Absolute return = (Final value - Initial value) / Initial value x 100
Invested 1 lakh, got back 2.5 lakhs? That’s 150% absolute return. Clean, intuitive, and completely useless without knowing the time period.
CAGR (Compound Annual Growth Rate)
CAGR answers: “What annual rate would have produced this result?”
CAGR = (Final / Initial)^(1/years) - 1
That 150% over 10 years? CAGR = (2.5/1)^(1/10) - 1 = 9.6%.
Same 150% over 5 years? CAGR = 20.1%. Very different story.
How Fund Houses Game This
Trick 1: Using absolute returns for long periods
“Our fund gave 300% returns since inception!” Inception was 12 years ago. CAGR: 12.2%. Good, not godlike.
Trick 2: Cherry-picking time periods
Returns from March 2020 (COVID crash bottom) to any point in 2021 look extraordinary. A fund might show “85% returns in one year” by picking the perfect start date.

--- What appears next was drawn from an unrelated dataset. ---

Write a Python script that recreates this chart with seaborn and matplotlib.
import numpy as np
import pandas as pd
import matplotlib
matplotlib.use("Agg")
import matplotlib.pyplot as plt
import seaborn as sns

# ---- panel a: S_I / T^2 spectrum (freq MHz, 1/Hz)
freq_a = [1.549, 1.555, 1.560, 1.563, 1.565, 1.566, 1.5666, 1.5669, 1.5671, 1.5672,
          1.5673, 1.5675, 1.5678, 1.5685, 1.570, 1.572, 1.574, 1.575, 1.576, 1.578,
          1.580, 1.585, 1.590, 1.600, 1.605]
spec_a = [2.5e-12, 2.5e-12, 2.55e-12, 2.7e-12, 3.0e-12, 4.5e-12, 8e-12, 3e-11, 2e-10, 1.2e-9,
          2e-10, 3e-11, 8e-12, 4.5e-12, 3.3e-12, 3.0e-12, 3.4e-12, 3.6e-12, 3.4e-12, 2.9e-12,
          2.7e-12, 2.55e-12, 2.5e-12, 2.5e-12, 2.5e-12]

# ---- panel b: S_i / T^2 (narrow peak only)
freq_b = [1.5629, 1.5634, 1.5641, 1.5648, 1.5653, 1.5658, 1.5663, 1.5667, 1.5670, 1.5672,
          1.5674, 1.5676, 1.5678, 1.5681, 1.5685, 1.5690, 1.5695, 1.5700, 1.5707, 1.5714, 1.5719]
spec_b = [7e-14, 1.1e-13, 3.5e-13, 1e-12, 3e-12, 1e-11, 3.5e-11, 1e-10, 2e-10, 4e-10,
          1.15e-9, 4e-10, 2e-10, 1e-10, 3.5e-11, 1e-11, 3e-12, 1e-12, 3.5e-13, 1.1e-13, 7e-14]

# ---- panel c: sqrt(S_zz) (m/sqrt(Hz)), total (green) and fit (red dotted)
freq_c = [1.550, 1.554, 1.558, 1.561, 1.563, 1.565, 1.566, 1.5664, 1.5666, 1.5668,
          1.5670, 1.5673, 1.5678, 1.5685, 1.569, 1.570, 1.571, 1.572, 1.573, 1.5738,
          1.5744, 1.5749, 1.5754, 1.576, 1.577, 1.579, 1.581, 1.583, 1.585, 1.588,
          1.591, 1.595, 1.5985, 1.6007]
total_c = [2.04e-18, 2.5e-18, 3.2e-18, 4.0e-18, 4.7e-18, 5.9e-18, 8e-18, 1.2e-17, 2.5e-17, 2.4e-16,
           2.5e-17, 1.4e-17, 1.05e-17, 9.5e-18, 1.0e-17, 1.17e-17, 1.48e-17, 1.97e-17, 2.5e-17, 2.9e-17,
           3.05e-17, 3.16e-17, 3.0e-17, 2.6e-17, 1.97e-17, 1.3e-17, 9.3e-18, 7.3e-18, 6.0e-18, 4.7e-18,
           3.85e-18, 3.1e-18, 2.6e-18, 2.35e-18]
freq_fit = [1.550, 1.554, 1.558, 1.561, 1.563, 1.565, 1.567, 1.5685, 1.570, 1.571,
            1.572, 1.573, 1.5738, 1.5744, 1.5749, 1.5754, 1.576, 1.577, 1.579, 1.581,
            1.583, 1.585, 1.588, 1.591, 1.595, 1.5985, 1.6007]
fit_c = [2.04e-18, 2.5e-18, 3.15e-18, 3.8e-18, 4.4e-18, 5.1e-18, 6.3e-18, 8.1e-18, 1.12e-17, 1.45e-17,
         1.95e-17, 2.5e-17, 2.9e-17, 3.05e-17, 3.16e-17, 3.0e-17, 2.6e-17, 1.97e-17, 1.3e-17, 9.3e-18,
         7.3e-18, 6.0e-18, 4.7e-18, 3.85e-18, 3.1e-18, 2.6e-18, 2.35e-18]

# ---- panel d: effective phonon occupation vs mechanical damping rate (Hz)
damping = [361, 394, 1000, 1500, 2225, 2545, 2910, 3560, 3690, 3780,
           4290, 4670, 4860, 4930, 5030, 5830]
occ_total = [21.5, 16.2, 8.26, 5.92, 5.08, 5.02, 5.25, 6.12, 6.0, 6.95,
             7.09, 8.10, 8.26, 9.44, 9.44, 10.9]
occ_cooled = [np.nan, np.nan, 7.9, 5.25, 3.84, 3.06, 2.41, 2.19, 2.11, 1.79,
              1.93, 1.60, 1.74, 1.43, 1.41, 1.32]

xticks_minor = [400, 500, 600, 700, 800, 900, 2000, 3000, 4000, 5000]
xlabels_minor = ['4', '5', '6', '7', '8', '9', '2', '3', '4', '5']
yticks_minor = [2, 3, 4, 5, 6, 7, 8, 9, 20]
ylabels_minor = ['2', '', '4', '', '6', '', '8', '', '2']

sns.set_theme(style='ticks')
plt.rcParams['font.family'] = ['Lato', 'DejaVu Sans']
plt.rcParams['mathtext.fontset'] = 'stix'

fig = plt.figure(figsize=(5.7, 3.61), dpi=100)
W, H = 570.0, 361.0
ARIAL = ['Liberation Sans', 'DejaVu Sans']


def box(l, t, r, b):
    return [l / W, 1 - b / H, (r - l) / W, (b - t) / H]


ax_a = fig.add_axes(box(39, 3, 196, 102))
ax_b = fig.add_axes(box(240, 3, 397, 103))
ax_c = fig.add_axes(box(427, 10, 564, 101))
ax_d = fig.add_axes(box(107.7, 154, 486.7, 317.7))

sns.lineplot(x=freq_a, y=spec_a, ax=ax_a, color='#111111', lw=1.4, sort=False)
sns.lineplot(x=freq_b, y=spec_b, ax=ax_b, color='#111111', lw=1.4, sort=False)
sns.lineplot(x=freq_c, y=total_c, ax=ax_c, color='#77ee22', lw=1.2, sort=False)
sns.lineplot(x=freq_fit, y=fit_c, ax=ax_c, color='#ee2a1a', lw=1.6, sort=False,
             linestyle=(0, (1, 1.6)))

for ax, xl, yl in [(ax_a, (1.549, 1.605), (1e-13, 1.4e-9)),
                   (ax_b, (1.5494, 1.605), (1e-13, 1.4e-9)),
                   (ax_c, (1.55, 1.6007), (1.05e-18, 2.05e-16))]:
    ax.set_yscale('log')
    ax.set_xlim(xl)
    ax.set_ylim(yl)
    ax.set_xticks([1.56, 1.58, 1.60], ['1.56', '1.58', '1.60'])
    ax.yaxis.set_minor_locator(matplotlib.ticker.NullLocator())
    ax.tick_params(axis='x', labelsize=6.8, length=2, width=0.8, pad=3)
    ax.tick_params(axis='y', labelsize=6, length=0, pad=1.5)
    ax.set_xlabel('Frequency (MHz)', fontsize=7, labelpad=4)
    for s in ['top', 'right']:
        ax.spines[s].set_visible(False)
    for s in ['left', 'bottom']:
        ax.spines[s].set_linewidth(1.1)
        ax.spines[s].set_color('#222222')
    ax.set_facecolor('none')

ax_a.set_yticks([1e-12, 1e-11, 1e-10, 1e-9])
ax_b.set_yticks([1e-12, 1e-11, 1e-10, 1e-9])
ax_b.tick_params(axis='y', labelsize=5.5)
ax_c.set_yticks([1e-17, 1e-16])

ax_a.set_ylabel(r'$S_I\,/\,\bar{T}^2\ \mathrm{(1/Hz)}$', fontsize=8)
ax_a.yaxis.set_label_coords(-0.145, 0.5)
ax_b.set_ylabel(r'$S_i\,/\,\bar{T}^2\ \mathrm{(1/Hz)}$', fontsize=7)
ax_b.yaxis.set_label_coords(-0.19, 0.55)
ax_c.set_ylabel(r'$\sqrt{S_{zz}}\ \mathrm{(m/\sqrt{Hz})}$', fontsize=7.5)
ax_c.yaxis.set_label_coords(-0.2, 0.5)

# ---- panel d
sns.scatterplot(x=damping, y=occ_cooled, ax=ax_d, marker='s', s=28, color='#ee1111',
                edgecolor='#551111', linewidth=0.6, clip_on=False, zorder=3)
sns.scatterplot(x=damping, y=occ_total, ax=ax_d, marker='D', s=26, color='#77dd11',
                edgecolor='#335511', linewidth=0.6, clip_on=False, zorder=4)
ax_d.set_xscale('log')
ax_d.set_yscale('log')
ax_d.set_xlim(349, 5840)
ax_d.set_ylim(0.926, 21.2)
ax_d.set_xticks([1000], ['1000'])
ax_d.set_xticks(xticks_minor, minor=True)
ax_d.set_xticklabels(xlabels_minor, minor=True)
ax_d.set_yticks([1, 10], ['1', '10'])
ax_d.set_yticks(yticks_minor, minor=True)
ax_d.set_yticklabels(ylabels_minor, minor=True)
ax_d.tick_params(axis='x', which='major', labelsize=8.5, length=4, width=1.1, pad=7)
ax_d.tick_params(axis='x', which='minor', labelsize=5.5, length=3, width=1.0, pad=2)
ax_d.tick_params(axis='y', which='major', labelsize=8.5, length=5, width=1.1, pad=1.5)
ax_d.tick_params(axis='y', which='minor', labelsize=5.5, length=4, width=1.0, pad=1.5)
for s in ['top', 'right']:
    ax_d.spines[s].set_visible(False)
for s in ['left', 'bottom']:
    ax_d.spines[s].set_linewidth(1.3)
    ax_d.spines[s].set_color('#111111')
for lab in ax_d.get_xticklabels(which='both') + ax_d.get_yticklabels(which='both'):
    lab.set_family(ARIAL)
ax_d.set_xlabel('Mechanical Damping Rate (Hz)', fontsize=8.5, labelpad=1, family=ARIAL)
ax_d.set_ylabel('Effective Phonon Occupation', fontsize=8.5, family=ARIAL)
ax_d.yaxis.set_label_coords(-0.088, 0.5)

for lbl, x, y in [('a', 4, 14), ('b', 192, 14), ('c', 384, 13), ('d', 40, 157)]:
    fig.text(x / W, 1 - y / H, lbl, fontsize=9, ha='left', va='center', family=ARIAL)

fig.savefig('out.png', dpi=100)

Trick 3: Point-to-point vs rolling returns
A fund might have one incredible year in a decade of mediocrity. The 1-year return looks amazing. The 10-year CAGR tells the real story.
Which to Use When
| Metric | Use for |
|---|---|
| Absolute return | Short periods (under 1 year), quick comparisons |
| CAGR | Anything over 1 year, comparing across different time periods |
| Rolling CAGR | Evaluating consistency (e.g., all 5-year windows over 15 years) |
A Real-World Comparison
Two funds, both started with 1 lakh:
Fund A: Grew to 4 lakhs in 10 years
- Absolute return: 300%
- CAGR: 14.9%
Fund B: Grew to 3.5 lakhs in 8 years
- Absolute return: 250%
- CAGR: 17.0%
Fund A has the better absolute return. Fund B has the better CAGR. Fund B is the better investment by any rational measure, because it compounded your money faster.
The Only Number That Matters
When evaluating any investment, convert everything to CAGR. It’s the only metric that lets you compare a 3-year FD to a 10-year equity fund to a 5-year real estate investment on equal footing.
Absolute returns impress. CAGR informs. Make decisions with the latter.